- **INSTRUCTION**
Filter the entries below, keeping only lines with the word "page".

- **MATERIAL**
--------
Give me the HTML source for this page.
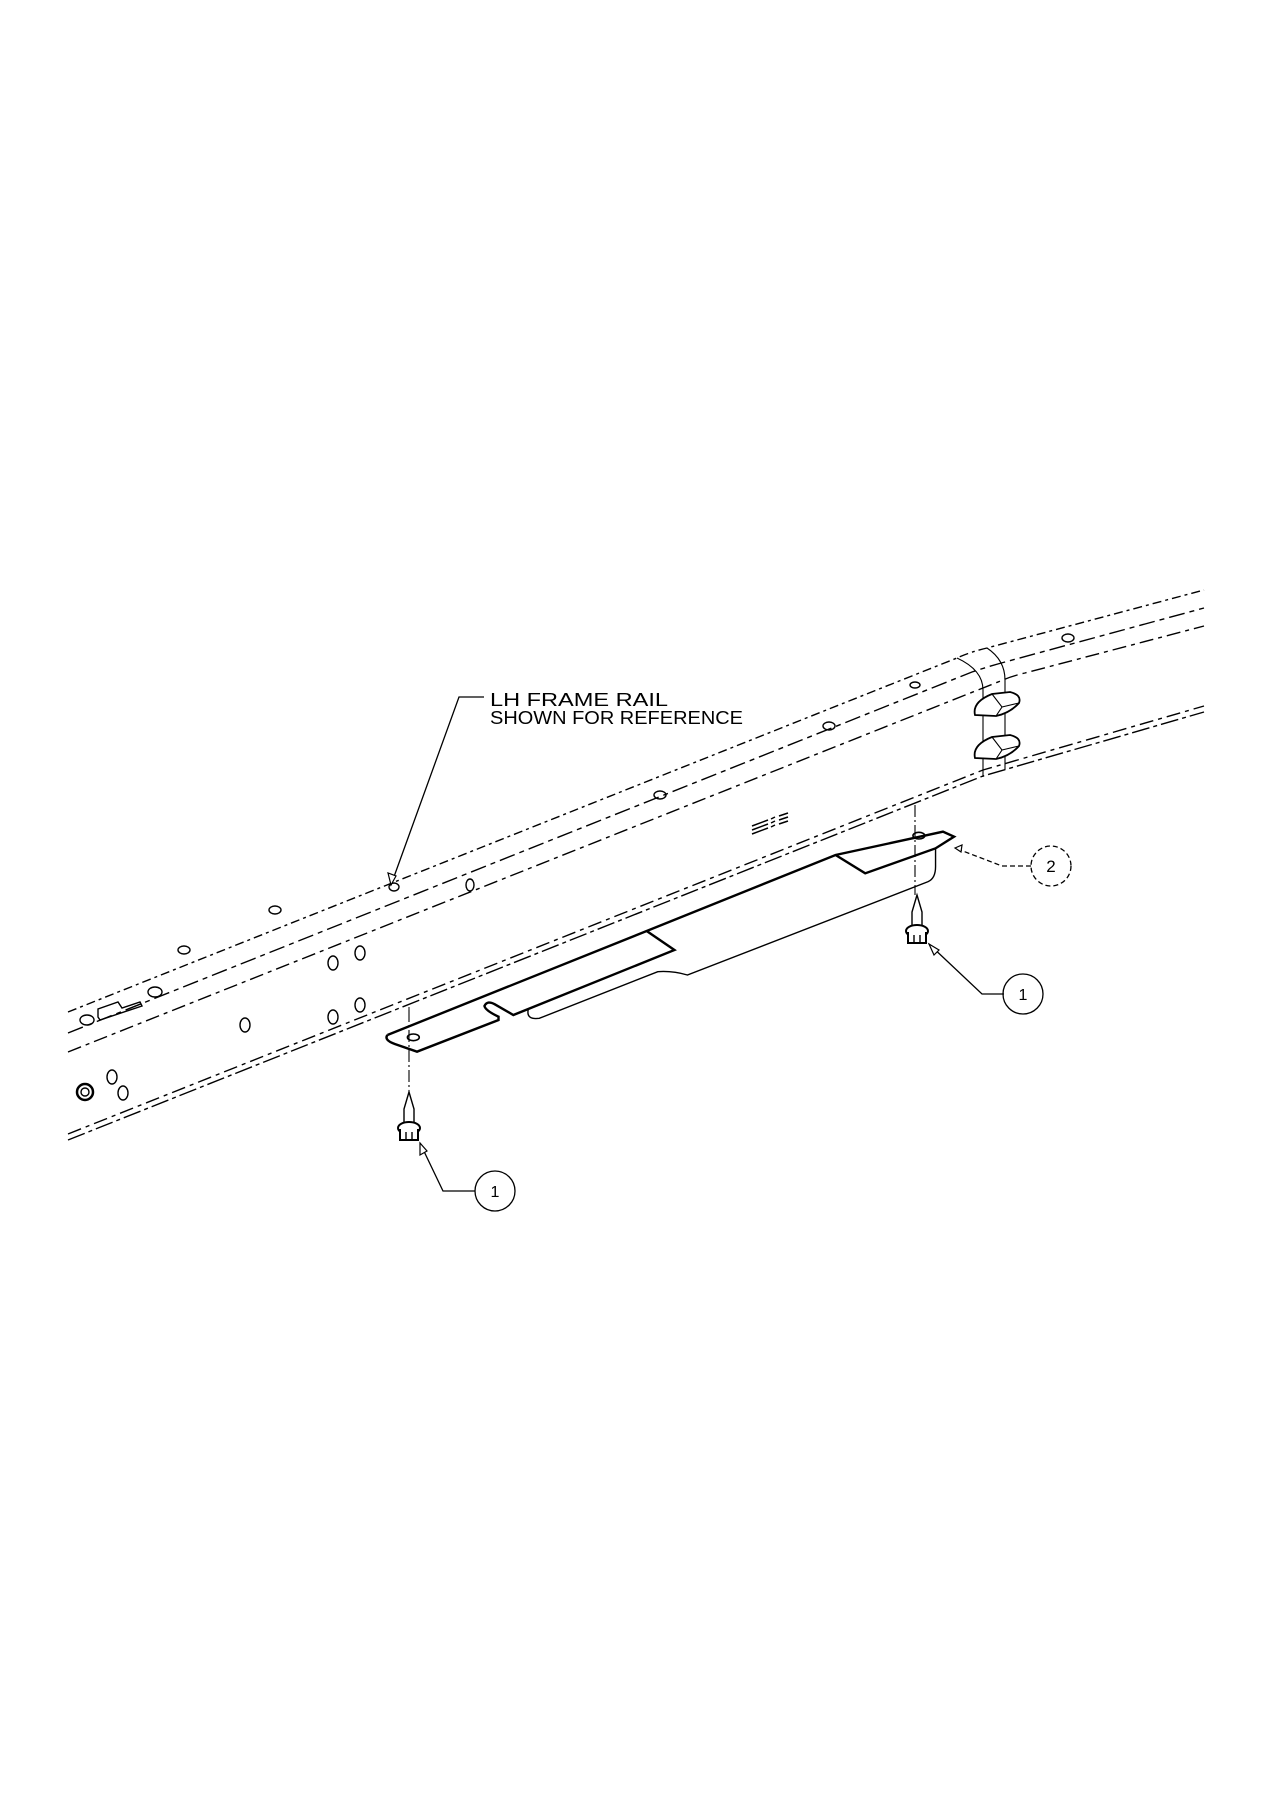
--------
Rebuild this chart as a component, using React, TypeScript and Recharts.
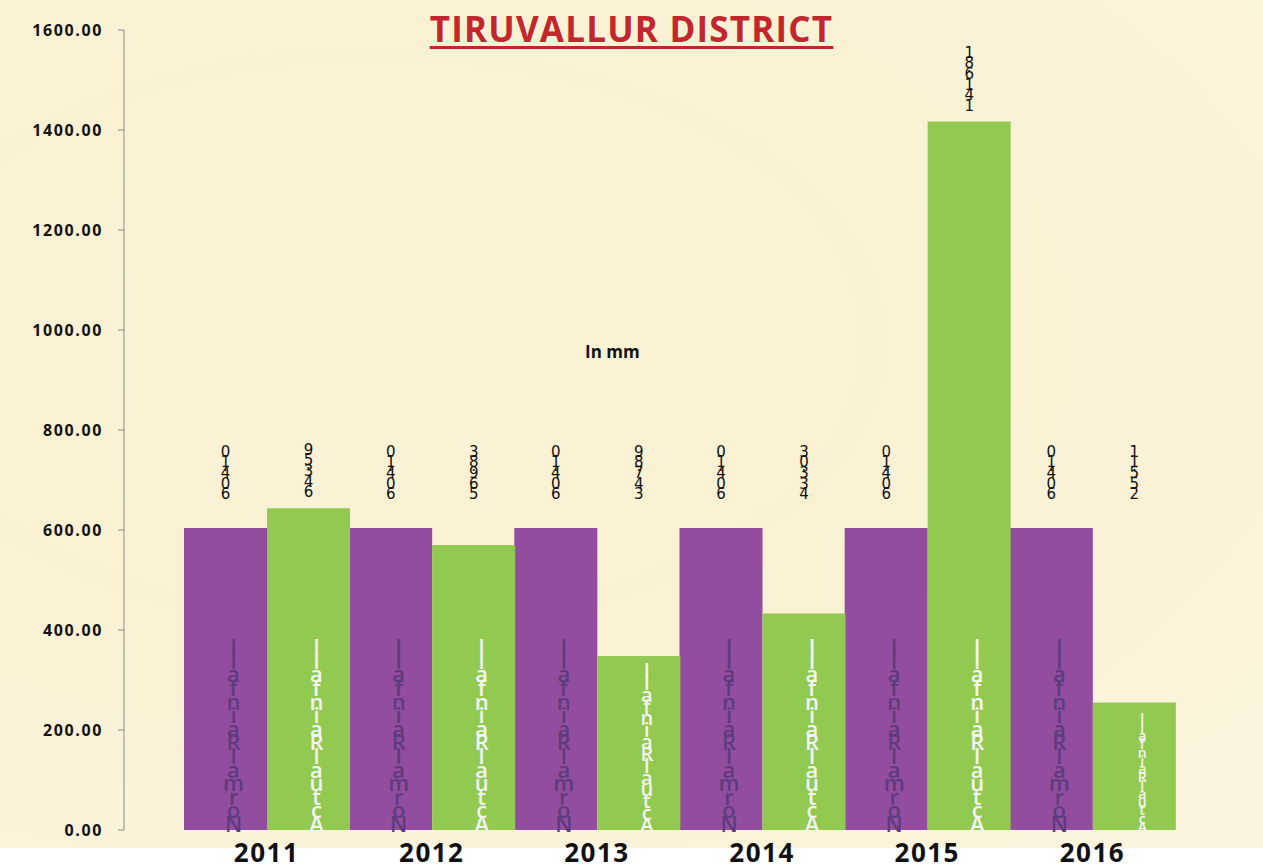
--------
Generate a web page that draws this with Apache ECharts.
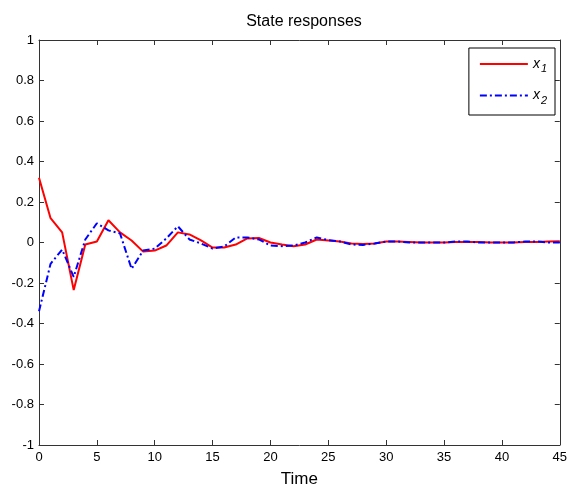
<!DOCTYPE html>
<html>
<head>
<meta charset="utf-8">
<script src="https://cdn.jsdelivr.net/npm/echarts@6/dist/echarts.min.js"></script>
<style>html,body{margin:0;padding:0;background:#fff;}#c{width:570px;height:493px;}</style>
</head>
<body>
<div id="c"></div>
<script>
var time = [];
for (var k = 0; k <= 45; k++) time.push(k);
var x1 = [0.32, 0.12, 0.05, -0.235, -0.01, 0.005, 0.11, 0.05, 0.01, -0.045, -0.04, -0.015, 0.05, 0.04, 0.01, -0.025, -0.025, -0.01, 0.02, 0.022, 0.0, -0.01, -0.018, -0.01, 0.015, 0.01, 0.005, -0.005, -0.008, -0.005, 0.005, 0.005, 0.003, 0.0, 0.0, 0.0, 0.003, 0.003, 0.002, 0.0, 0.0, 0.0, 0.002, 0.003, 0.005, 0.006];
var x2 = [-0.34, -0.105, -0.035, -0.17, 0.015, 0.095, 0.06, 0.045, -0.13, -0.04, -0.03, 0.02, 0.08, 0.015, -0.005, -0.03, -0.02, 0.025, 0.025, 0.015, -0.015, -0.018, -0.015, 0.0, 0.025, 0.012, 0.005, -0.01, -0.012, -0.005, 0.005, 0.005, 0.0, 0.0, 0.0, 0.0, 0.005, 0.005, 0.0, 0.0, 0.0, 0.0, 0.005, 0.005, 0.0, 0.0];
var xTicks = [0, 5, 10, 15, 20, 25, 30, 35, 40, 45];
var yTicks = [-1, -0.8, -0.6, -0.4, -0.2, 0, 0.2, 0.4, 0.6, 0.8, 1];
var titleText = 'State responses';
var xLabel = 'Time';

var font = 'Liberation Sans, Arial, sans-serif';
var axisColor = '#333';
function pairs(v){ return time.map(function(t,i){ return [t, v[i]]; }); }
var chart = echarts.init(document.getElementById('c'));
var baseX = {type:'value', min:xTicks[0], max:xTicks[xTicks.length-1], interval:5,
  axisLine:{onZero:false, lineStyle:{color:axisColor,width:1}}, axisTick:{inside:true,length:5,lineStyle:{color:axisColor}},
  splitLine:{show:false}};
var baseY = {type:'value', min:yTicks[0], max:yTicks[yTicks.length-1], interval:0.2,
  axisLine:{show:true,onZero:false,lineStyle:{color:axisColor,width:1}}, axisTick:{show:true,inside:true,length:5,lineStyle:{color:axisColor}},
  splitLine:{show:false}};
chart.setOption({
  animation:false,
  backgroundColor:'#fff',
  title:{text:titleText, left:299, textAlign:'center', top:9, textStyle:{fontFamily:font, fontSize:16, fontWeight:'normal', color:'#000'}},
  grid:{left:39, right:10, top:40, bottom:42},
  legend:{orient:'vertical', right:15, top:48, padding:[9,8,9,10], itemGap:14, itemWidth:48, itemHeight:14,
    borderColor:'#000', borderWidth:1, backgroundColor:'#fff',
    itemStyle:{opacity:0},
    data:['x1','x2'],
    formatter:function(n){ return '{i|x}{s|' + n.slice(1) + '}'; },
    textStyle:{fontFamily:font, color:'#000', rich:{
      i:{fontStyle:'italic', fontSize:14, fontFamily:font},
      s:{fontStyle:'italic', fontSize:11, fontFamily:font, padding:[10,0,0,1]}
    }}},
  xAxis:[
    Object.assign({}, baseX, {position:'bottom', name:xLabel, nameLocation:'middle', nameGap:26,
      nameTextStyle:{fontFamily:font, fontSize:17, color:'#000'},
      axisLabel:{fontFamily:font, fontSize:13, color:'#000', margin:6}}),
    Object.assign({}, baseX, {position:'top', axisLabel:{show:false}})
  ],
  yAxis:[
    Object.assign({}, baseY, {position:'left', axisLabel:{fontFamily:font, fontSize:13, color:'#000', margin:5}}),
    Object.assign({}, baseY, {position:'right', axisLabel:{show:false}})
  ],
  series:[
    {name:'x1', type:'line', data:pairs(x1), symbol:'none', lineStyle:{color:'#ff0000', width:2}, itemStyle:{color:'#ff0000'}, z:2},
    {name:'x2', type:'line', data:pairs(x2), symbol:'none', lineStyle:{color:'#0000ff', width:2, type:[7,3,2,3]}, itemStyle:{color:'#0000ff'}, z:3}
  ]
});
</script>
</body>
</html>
--------
- **CORRECT RESULT**
Give me the HTML source for this page.
Generate a web page that draws this with Apache ECharts.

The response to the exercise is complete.